Conventional combustion technologies raise steam through the combustion of biomass. This steam may then be expanded through a conventional turbo-alternator to produce electricity. Co-firing or co-combustion of agricultural wastes with coal and other fossil fuels can provide a short-term, low-risk, low-cost option for producing renewable energy while simultaneously reducing the use of fossil fuels. Co-firing has the major advantage of avoiding the construction of new, dedicated, biomass power plant.

Gasification of agricultural wastes takes place in a restricted supply of oxygen and occurs through initial devolatilization of the biomass, combustion of the volatile material and char, and further reduction to produce a fuel gas rich in carbon monoxide and hydrogen. This combustible gas has a lower calorific value than natural gas but can still be used as fuel for boilers, for engines, and potentially for combustion turbines after cleaning the gas stream of tars and particulates. Biomass power systems using gasification has followed two divergent pathways, which are a function of the scale of operations. At sizes much less than 1MW, the preferred technology combination today is a moving bed gasifier and ICE combination, while at scales much larger than 10 MW, the combination is of a fluidized bed gasifier and a gas turbine.

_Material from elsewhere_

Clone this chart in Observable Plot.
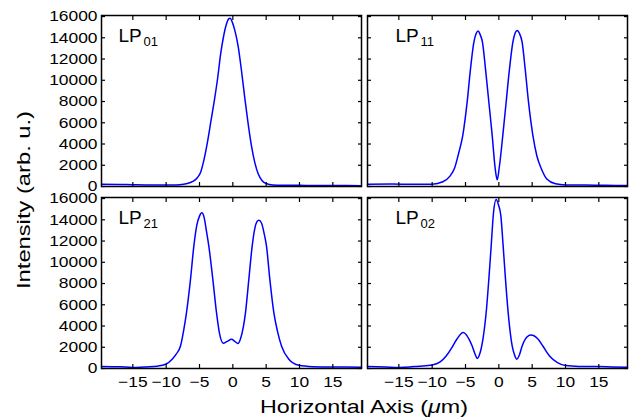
<!DOCTYPE html>
<html><head><meta charset="utf-8">
<script src="https://cdn.jsdelivr.net/npm/d3@7"></script>
<script src="https://cdn.jsdelivr.net/npm/@observablehq/plot@0.6"></script>
<style>body{margin:0;background:#fff}</style>
</head><body><div id="chart"></div>
<script>
const modeNames = ["LP01", "LP11", "LP21", "LP02"];
const modeCol = [0, 1, 0, 1];
const modeRow = [0, 0, 1, 1];

const xLP01 = [-19.7,-17,-15,-13,-11,-9,-8,-7,-6,-5.3,-4.8,-4.3,-3.8,-3.3,-2.8,-2.3,-1.8,-1.4,-1.0,-0.6,-0.4,-0.1,0.3,0.8,1.3,1.8,2.3,2.8,3.3,3.8,4.4,5,6,8,10,12,15,17,19.3];
const yLP01 = [220,200,170,150,150,140,170,260,480,850,1400,2600,4200,6100,8000,10100,12600,14100,15200,15800,15850,15500,14700,13200,10900,8300,5900,3800,2250,1200,550,280,150,120,110,100,90,100,80];

const xLP11 = [-19.7,-16,-13,-10,-8.4,-7.3,-6.65,-6.0,-5.4,-4.75,-4.25,-3.75,-3.4,-3.1,-2.8,-2.45,-2.0,-1.5,-1.0,-0.55,-0.25,0.05,0.6,1.1,1.6,2.1,2.45,2.75,3.1,3.5,3.95,4.45,5.1,5.7,6.35,7.2,8.5,10,13,16,19.3];
const yLP11 = [220,230,210,220,450,1000,1720,3200,4840,7960,11070,13570,14400,14650,14300,13570,11070,7960,4840,1720,625,1720,4840,7960,11070,13570,14450,14680,14400,13570,11070,7960,4840,2900,1720,700,250,140,130,110,100];

const xLP21 = [-19.7,-17,-15,-13,-11.3,-10,-9.1,-8.5,-7.85,-7.4,-6.95,-6.35,-5.85,-5.4,-5.0,-4.65,-4.3,-3.95,-3.6,-3.0,-2.45,-2.0,-1.45,-0.85,-0.2,0.3,0.75,1.2,1.9,2.4,2.9,3.3,3.6,3.9,4.3,4.7,5.05,5.55,6.15,6.7,7.3,8.4,9.9,12,15,17,19.3];
const yLP21 = [200,170,100,150,220,420,870,1350,2120,3500,5260,8390,11520,13500,14350,14660,14200,12900,11520,8390,5260,3300,2380,2550,2750,2550,2350,2900,5260,8390,11520,13200,13800,13960,13700,12700,11520,8390,5260,3500,2120,870,300,170,130,130,110];

const xLP02 = [-19.7,-17,-15,-12,-10,-8.8,-7.9,-6.9,-6.3,-5.35,-4.5,-4.0,-3.5,-3.25,-2.8,-2.35,-1.85,-1.5,-1.15,-0.8,-0.4,-0.05,0.3,0.65,1.0,1.4,2.0,2.4,2.7,3.1,3.5,3.95,4.8,5.9,6.6,7.6,8.8,10,12,15,17,19.3];
const yLP02 = [190,150,100,220,330,620,1180,2120,2750,3380,2800,2120,1250,950,1500,2900,5600,8390,11520,14660,15900,15400,14400,11520,8390,5260,2120,1200,870,1300,2120,2750,3150,2750,2120,1180,560,280,200,190,150,110];

const xTicks = [-15, -10, -5, 0, 5, 10, 15];
const yTicks = [0, 2000, 4000, 6000, 8000, 10000, 12000, 14000, 16000];
const xTitle = ["Horizontal Axis (", "μ", "m)"];
const yTitle = "Intensity (arb. u.)";

const xs = [xLP01, xLP11, xLP21, xLP02];
const ys = [yLP01, yLP11, yLP21, yLP02];
const rows = modeNames.flatMap((m, i) => xs[i].map((x, j) => ({mode: m, col: modeCol[i], row: modeRow[i], x, y: ys[i][j]})));
const labels = modeNames.map((m, i) => ({col: modeCol[i], row: modeRow[i], main: m.slice(0, 2), sub: m.slice(2)}));

const W = 631, H = 418, mL = 101, mR = 4, mT = 14, mB = 49;
const font = "'Liberation Sans', Arial, Helvetica, sans-serif";
const tickFont = 15, stretch = 1.16;

const labelMarks = [0, 1].flatMap(c => {
  const d = labels.filter(l => l.col === c);
  const dx = c === 0 ? 17 : 28;
  return [
    Plot.text(d, {fx: "col", fy: "row", text: "main", frameAnchor: "top-left", dx, dy: 26, lineAnchor: "bottom", textAnchor: "start", fontSize: 19}),
    Plot.text(d, {fx: "col", fy: "row", text: "sub", frameAnchor: "top-left", dx: dx + 25, dy: 30, lineAnchor: "bottom", textAnchor: "start", fontSize: 13})
  ];
});

const svg = Plot.plot({
  width: W, height: H,
  marginLeft: mL, marginRight: mR, marginTop: mT, marginBottom: mB,
  style: {fontFamily: font, fontSize: "15px", color: "black", background: "white"},
  fx: {domain: [0, 1], paddingInner: 0.0237, paddingOuter: 0, axis: null, label: null},
  fy: {domain: [0, 1], paddingInner: 0.06, paddingOuter: 0, axis: null, label: null},
  x: {domain: [-19.7, 19.3], label: null},
  y: {domain: [0, 16100], label: null},
  marks: [
    Plot.line(rows, {x: "x", y: "y", z: "mode", fx: "col", fy: "row", stroke: "#0000ff", strokeWidth: 1.5, curve: "monotone-x"}),
    Plot.axisX({anchor: "bottom", ticks: xTicks, tickSize: -4, fill: "none", facetAnchor: null, strokeWidth: 1.2}),
    Plot.axisX({anchor: "top", ticks: xTicks, tickSize: -4, fill: "none", facetAnchor: null, strokeWidth: 1.2}),
    Plot.axisY({anchor: "left", ticks: yTicks, tickSize: -4, fill: "none", facetAnchor: null, strokeWidth: 1.2}),
    Plot.axisY({anchor: "right", ticks: yTicks, tickSize: -4, fill: "none", facetAnchor: null, strokeWidth: 1.2}),
    Plot.axisX({anchor: "bottom", ticks: xTicks, tickSize: 0, tickPadding: 8, fontSize: tickFont, label: null}),
    Plot.axisY({anchor: "left", ticks: yTicks, tickSize: 0, tickPadding: 4, fontSize: tickFont, label: null, tickFormat: d => String(d)}),
    Plot.frame({stroke: "black", strokeWidth: 1.5}),
    ...labelMarks
  ]
});

document.getElementById("chart").append(svg);

const s = d3.select(svg);
// widen tick label glyphs horizontally (about their anchor) to match the reference's wider lettering
s.selectAll("text").each(function() {
  const t = this.textContent.trim();
  if (!/^[\u2212\-]?\d+$/.test(t)) return;
  const g = this.closest("g[aria-label]");
  const lab = g ? g.getAttribute("aria-label") : "";
  if (!/tick/.test(lab)) return;
  const tr = this.getAttribute("transform") || "";
  this.setAttribute("transform", (tr + ` scale(${stretch},1)`).trim());
});

const xt = s.append("text")
  .attr("x", (mL + W - mR) / 2).attr("y", 413)
  .attr("text-anchor", "middle").attr("font-size", 19).attr("font-family", font).attr("fill", "black")
  .attr("textLength", 208).attr("lengthAdjust", "spacingAndGlyphs");
xt.append("tspan").text(xTitle[0]);
xt.append("tspan").attr("font-style", "italic").text(xTitle[1]);
xt.append("tspan").text(xTitle[2]);
s.append("text")
  .attr("transform", `translate(30,${200}) rotate(-90)`)
  .attr("text-anchor", "middle").attr("font-size", 19).attr("font-family", font).attr("fill", "black")
  .attr("textLength", 178).attr("lengthAdjust", "spacingAndGlyphs")
  .text(yTitle);
</script>
</body></html>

Pyrolysis enables agricultural residues to be converted to a combination of solid char, gas and a liquid bio-oil. Pyrolysis technologies are generally categorized as “fast” or “slow” according to the time taken for processing the feed into pyrolysis products. Bio-oil can act as a liquid fuel or as a feedstock for chemical production. A range of bio-oil production processes are under development, including fluid bed reactors, ablative pyrolysis, entrained flow reactors, rotating cone reactors, and vacuum pyrolysis.